Deploy Kioku on RunPod with a two-pod architecture: always-on CPU stateful pod + ephemeral GPU bot pods.
Architecture
┌──────────────────────────────────────────────────────┐
│ kioku-stateful pod (CPU, always-on) │
│ supervisord │
│ ├── postgres ├── qdrant ├── redis │
│ ├── ollama ├── minio ├── hivemind │
│ ├── vexa api-gateway ├── vexa-meeting-api │
│ ├── vexa-admin-api ├── vexa-agent-api │
│ ├── vexa-mcp ├── vexa-tts-service │
│ └── runtime-api (ORCHESTRATOR_BACKEND=runpod) │
│ Exposed: 22, 6379, 8080, 9100, 8056 │
└────────────┬──────────────────────────────────────────┘
│ RunPod REST API (create/stop pod)
▼
┌──────────────────────────────────┐
│ kioku-stateless pod (GPU) │
│ ├── Whisper transcription (GPU) │
│ └── Vexa bot (Playwright) │
│ Lives ~1 meeting, then exits │
└──────────────────────────────────┘
Images
| Image | Registry | Pod Type |
|---|
kyomoto/kioku-stateful:latest | Docker Hub | CPU, always-on |
kyomoto/kioku-stateless:latest | Docker Hub | GPU, ephemeral |
Images are built automatically by GitHub Actions on push to master.
Deploy
cd deployment/runpod
cp .env.example .env
# Fill in RUNPOD_API_KEY, secrets, domain
$EDITOR .env
./deploy.sh
The script creates a CPU pod with all stateful services via runpodctl pod create --compute-type cpu.
Security
- Redis — AUTH password required (
REDIS_PASSWORD), port 6379 exposed publicly
- Postgres — NOT exposed publicly (internal only)
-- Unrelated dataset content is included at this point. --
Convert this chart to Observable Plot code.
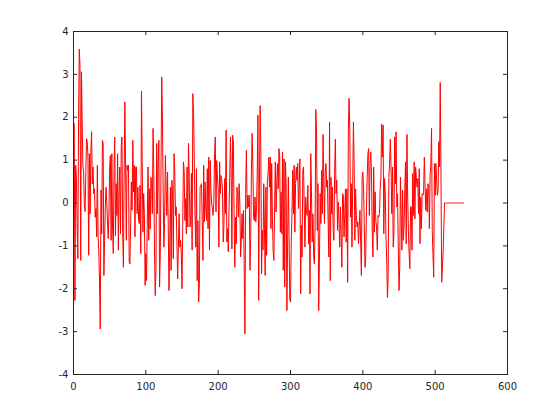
<!DOCTYPE html>
<html><head><meta charset="utf-8">
<script src="https://cdn.jsdelivr.net/npm/d3@7"></script>
<script src="https://cdn.jsdelivr.net/npm/@observablehq/plot@0.6"></script>
<style>body{margin:0;background:#fff}</style>
</head><body><div id="chart"></div>
<script>
// Signal samples (sample index 1..512), then the zero-padded tail
const seg1 = [1.85,-2.27,0.88,0.6,-0.48,-1.3,1.95,3.59,3.19,-1.34,
3.06,1.9,0.84,0.72,-0.05,-0.2,0.69,1.5,1.43,1.07,
-1.22,1.15,-0.25,1.19,1.66,0.45,0.84,0.22,0.33,-0.33,
-0.13,-0.79,0.88,-0.79,-1.14,-1.88,-2.94,0.3,-0.72,1.46,
1.39,-1.69,-0.87,-0.09,0.37,0.02,-0.44,-0.83,-0.25,0.84,
1.11,-0.87,1.15,-0.56,-1.18,0.76,1.54,-0.76,0.45,-0.29,
1.15,-1.1,0.3,0.84,-0.72,1.31,1.54,-0.68,-1.5,0.65,
2.36,0.88,-0.87,0.88,0.76,0.88,-1.38,-1.42,-0.48,0.49,
-0.17,1.46,0.26,0.88,-0.79,0.84,0.84,-0.25,0.37,-0.41];
const seg2 = [-0.48,0.41,-1.18,2.61,0.96,-0.68,0.22,-0.25,-1.92,-1.18,
-1.81,-0.44,0.84,-0.87,0.33,-0.6,0.6,0.45,-0.25,1.74,
0.76,-1.14,-2.16,-1.5,1.39,-0.25,0.96,1.46,-1.96,-1.18,
0.84,2.94,1.89,0.18,-1.03,-0.41,1.11,0.41,-0.29,0.72,
-0.56,-2.04,-1.1,0.37,-1.57,0.53,0.18,-1.3,1.15,0.72,
-0.29,-0.09,-0.95,-1.77,-1.03,-0.25,-1.03,-0.87,-1.14,-2.0,
-0.52,0.96,0.76,-0.41,0.1,-0.72,0.84,-0.56,1.39,0.6,
-0.56,-0.44,0.69,-1.1,2.55,2.09,0.99,-0.25,-1.03,0.8,
-1.81,-0.41,-2.31,-1.88,0.37,0.41,0.45,-0.44,-1.34,0.88,
-0.44,0.49,-0.17,-0.41];
const seg3 = [0.8,-0.6,1.07,-1.1,0.99,0.3,-0.02,-0.13,-0.29,0.02,
1.15,1.54,-0.21,0.99,0.6,0.33,-1.03,0.96,0.22,0.64,
0.53,0.3,-0.91,-0.52,0.57,-0.25,1.7,-0.91,-0.6,-1.14,
-0.17,0.6,1.54,0.68,-1.07,1.58,1.46,-0.25,-1.5,-0.33,
-0.95,0.37,0.18,-0.33,0.45,-0.02,-1.26,-0.87,-0.25,-0.83,
-0.17,-1.5,-3.05,0.22,1.23,-0.13,0.18,-0.09,0.18,-1.57,
-0.83,0.76,1.62,0.84,-0.33,-0.41,0.14,-0.44,-0.17,0.69,
2.05,-2.27,0.3,2.27,1.31,-1.65,-0.64,-1.1,0.45,-0.6,
-1.69,0.37,-1.22,0.49,0.69,1.07,0.37,1.07,-0.6,0.92,
-0.33,-1.1,-1.34,-0.17];
const seg4 = [0.96,-0.21,0.45,0.92,0.33,1.27,1.11,-0.68,0.26,-0.72,
1.19,-1.57,1.03,-1.96,0.96,0.45,-2.51,-0.95,0.6,-0.79,
-2.24,-2.31,-0.95,-0.25,0.76,-0.25,0.88,-0.68,0.45,0.84,
0.53,0.92,-0.13,0.37,1.03,-2.12,-0.52,-1.26,0.76,0.84,
-0.09,-1.03,0.14,-0.17,-0.29,0.41,-0.95,-0.17,-2.12,1.15,
0.26,-0.91,-0.25,-1.22,-1.42,-0.56,2.18,1.68,-0.64,0.45,
-2.51,-1.34,0.22,-0.48,0.76,-0.25,1.6,0.53,-0.48,0.69,
0.92,0.37,0.53,-0.41,-1.26,1.89,-1.81,0.6,-0.25,0.37,
-0.64,-0.87,0.69,1.49,0.22,0.53,-0.64,0.02,-0.41,-1.03,
-0.09,-0.72,-1.5,0.22];
const seg5 = [0.18,-0.79,-0.25,0.33,-0.91,0.33,-1.85,1.71,2.44,1.69,
-0.33,0.45,-1.03,0.45,1.89,0.88,-0.87,0.33,-0.29,-0.56,
-0.44,-0.95,-0.56,-0.17,-0.91,-1.69,0.6,0.72,0.33,-0.48,
-1.5,-1.26,-0.17,0.6,1.15,1.27,-0.29,0.88,1.19,0.65,
-0.68,-1.26,0.84,-0.68,0.26,-0.41,-0.56,-1.1,-0.29,-0.33,
-0.25,0.33,0.6,1.84,1.07,1.82,-0.72,0.57,0.22,-0.79,
-1.34,-2.2,-1.73,0.6,0.92,1.49,0.84,-0.25,0.84,-1.03,
-0.72,1.54,0.45,1.66,-0.09,0.22,-1.03,-2.04,-1.5,0.6,
-0.25,-1.1,0.3,-0.87,-0.56,0.3,0.96,-0.95,1.6,0.14,
-0.64,-1.18,-1.53,-0.09];
const seg6 = [-0.09,-1.1,0.69,-0.29,0.96,-0.37,0.84,0.6,0.37,0.57,
-0.25,0.8,-0.95,0.14,-0.6,0.22,0.18,0.22,1.07,0.45,
-0.17,0.33,-0.21,0.45,0.41,-0.6,0.65,0.92,1.74,-0.64,
-1.22,-1.73,0.92,0.18,0.92,0.53,0.18,0.26,1.43,0.84,
2.81,0.8,-1.85,-1.5,-1.14,-0.56];
const tail = [0,0,0,0,0,0,0,0,0,0,0,0,0,0,0,0,0,0,0,0,0,0,0,0,0,0,0];

const xTicks = [0,100,200,300,400,500,600];
const yTicks = [-4,-3,-2,-1,0,1,2,3,4];

const signal = [...seg1,...seg2,...seg3,...seg4,...seg5,...seg6,...tail];
const data = signal.map((v,i)=>({x:i+1, y:v}));

const W=560, H=420, mL=73, mR=53, mT=31, mB=46;
const innerH = H-mT-mB, innerW = W-mL-mR, tick = 4, axisColor = "#262626";

const chart = Plot.plot({
  width: W, height: H,
  marginLeft: mL, marginRight: mR, marginTop: mT, marginBottom: mB,
  style: {fontFamily: "DejaVu Sans", fontSize: "10px", color: axisColor, background: "#fff"},
  x: {domain: [0,600]},
  y: {domain: [-4,4]},
  marks: [
    Plot.line(data, {x: "x", y: "y", stroke: "#ff0000", strokeWidth: 1}),
    Plot.tickX(xTicks, {x: d=>d, insetTop: innerH-tick, stroke: axisColor}),
    Plot.tickX(xTicks, {x: d=>d, insetBottom: innerH-tick, stroke: axisColor}),
    Plot.tickY(yTicks, {y: d=>d, insetRight: innerW-tick, stroke: axisColor}),
    Plot.tickY(yTicks, {y: d=>d, insetLeft: innerW-tick, stroke: axisColor}),
    Plot.frame({stroke: axisColor}),
    Plot.axisX(xTicks, {anchor: "bottom", tickSize: 0, tickPadding: 8, tickFormat: d=>String(d), label: null}),
    Plot.axisY(yTicks, {anchor: "left", tickSize: 0, tickPadding: 5, tickFormat: d=>String(d), label: null})
  ]
});
document.getElementById("chart").appendChild(chart);
</script>
</body></html>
- MinIO/Qdrant — NOT exposed publicly (internal only)
- meeting-api — Uses
INTERNAL_API_SECRET for internal callbacks
- Cloudflared — Optional, tunnels public traffic to hivemind/vexa-gateway
Cost
| Resource | Rate | Monthly (24/7) |
|---|
| Stateful CPU pod | ~$0.10-0.20/hr | ~$72-144 |
| Bot GPU pod (per meeting) | ~$0.27-0.46/hr | per-meeting |
| Container disk (20GB) | $0.10/GB/mo | ~$2 |
Bot pods only cost money while a meeting is in progress. A 1-hour meeting costs ~$0.27-0.46 in GPU compute.
Bot Pod Lifecycle
- Spawn:
POST /vexa/bots → runtime-api calls RunPod REST API → GPU pod created
- Boot: Pod pulls image (~30-60s), starts Whisper + bot
- Meeting: Bot joins Google Meet/Zoom/Teams, transcribes
- Exit: Bot exits → reaper detects (15s poll) → pod deleted
Bot pod startup latency is ~30-60s vs ~2s for Docker Compose. Plan accordingly for time-sensitive meetings.